The impetus for me starting ANCCS was to create a place where Alaska Native students would feel alive. I wanted them to have a place where they were comfortable to laugh, play, learn, and grow. Some place I would’ve wanted to be as a kid. For eighteen years I watched the Native students in Anchorage public schools stay silent during discussions, to make a beeline for the exits when instruction ended, only to end up on the bottom strata of state testing results. I knew the system wasn’t seeing them; they were just passing through with disproportionate numbers being referred for special education and/or behavior problems. It took three years to get the ANCCS school up and operating, but it was well worth it. Today, one can hear different Native languages being spoken, students are chatty, laughter is heard, and students of many colors and faiths attend. The Muslim girls stated early on they love the school because their bukas don’t get pulled off. There’s no perfect place, but ANCCS is a good starting place, an example of being grown and developed with confidence, love, and possibility.

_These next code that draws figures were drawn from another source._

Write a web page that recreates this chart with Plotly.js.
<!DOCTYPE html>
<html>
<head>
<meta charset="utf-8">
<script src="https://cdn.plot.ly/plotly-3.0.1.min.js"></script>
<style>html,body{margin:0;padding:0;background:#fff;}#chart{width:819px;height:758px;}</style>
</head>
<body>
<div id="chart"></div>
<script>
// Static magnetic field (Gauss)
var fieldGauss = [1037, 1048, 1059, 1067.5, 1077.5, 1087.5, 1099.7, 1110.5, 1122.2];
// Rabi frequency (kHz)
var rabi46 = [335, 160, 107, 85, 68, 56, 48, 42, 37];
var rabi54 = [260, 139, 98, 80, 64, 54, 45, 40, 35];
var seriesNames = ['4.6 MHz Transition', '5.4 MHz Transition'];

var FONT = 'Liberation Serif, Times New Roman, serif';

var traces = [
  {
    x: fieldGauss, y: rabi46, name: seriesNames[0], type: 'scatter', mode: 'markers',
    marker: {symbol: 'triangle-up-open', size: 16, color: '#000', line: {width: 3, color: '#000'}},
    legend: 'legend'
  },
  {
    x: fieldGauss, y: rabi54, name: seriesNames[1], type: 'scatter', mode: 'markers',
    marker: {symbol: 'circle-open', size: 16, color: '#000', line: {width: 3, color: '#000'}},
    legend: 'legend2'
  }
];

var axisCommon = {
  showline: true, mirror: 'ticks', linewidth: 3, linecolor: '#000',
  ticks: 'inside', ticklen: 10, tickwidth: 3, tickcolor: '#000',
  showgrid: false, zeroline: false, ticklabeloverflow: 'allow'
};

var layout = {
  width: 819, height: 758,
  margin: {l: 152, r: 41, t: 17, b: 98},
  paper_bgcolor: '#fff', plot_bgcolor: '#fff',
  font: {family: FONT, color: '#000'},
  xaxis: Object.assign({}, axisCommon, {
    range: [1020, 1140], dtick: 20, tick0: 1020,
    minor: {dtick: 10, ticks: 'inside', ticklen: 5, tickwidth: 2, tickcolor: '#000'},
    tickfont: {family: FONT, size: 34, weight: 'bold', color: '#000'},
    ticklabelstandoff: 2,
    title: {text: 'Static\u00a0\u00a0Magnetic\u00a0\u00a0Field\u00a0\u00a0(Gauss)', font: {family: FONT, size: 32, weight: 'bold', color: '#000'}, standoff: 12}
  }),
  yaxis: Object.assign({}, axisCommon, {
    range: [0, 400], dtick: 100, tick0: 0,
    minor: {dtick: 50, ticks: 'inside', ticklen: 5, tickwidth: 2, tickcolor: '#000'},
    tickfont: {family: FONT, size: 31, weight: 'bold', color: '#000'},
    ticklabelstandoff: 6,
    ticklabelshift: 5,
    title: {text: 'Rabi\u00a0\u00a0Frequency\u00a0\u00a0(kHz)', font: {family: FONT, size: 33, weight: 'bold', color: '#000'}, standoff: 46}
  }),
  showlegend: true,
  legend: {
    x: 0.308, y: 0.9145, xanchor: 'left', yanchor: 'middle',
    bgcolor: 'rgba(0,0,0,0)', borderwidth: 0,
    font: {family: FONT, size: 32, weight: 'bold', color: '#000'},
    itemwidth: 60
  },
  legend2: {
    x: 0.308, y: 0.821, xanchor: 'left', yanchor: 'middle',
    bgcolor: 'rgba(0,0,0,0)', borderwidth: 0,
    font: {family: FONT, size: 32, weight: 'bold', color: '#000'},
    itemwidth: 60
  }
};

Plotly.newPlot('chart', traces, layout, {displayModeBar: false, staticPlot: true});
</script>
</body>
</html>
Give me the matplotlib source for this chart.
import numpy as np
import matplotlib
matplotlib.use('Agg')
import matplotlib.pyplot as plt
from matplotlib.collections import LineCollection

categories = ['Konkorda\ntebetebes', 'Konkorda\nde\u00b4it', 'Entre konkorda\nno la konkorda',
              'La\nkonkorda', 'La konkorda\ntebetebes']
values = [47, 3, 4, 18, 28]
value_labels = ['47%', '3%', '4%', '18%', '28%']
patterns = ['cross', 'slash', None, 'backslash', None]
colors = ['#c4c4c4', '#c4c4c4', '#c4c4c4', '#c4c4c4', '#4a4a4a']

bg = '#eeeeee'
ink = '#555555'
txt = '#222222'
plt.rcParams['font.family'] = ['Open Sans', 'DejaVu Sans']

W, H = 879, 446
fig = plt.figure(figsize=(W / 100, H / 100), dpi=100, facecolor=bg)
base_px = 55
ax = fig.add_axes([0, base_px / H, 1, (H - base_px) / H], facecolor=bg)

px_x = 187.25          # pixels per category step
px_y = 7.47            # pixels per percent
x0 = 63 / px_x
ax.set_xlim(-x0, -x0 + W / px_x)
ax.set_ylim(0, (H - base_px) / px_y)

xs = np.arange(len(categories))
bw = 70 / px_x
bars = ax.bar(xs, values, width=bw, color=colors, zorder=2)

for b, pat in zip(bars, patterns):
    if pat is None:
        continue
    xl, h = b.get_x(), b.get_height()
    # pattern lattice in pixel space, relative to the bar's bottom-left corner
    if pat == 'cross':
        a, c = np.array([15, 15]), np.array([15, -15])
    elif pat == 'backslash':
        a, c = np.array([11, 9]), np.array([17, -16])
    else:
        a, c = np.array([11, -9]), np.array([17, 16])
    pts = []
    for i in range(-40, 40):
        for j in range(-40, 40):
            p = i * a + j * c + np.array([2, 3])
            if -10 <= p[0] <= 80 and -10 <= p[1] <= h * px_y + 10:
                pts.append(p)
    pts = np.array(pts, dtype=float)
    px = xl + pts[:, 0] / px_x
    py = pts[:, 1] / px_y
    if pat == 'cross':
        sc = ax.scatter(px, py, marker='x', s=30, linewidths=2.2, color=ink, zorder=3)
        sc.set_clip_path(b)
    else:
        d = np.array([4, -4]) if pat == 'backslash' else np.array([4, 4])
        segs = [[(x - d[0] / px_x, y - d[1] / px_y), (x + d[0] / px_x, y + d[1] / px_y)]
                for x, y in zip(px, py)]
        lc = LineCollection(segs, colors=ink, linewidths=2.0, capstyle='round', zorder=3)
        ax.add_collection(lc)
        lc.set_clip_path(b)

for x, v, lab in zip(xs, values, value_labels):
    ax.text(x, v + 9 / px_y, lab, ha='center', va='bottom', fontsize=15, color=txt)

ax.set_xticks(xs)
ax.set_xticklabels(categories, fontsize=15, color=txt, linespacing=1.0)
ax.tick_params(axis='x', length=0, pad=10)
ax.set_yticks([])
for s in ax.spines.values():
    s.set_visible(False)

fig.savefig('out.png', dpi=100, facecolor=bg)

In my journey of recreating myself, I retired from teaching when I was approached by Southeast Regional Resource Center (SERRC) to work on the Alaska Cultural Standards. The state had adopted five standards, four of which teachers were to be evaluated on. However, there weren’t any indicators or descriptors for them, and I felt it was imperative that the cultural values and norms were incorporated in educational systems. Sometimes, mandating something is the only way it gets paid attention to! I spent the next three years working with a team of educators to develop, field test, and publish complete descriptions, indicators, and example evidences of teacher and student behaviors for each of the five cultural standards. Culture in the Classroom is the final published work and is gaining widespread use throughout the state of Alaska. It is rewarding and encouraging working with educators who truly do want to “meet the students where they are”, to learn culturally responsive practices, and to do the hard work around cultural proficiency. I believe the framework allows each person to find a place to identify their current status and to aspire to the principles and the standards of being culturally proficient.

The Tools of Cultural Proficiency have allowed me to gain perspective with actionable goals. I can present these to others, noting nothing but awareness can come from the first dabbles. Time, persistence and honesty can make a difference in a world screaming for tolerance, equity, and possibility. So what is inside-out work? How do you start a revival? With me! With you! So, don’t try to find yourself – recreate or create the self you would like to be. We can change the world one person at a time, starting with self. It’s possible and the framework lends itself to just that!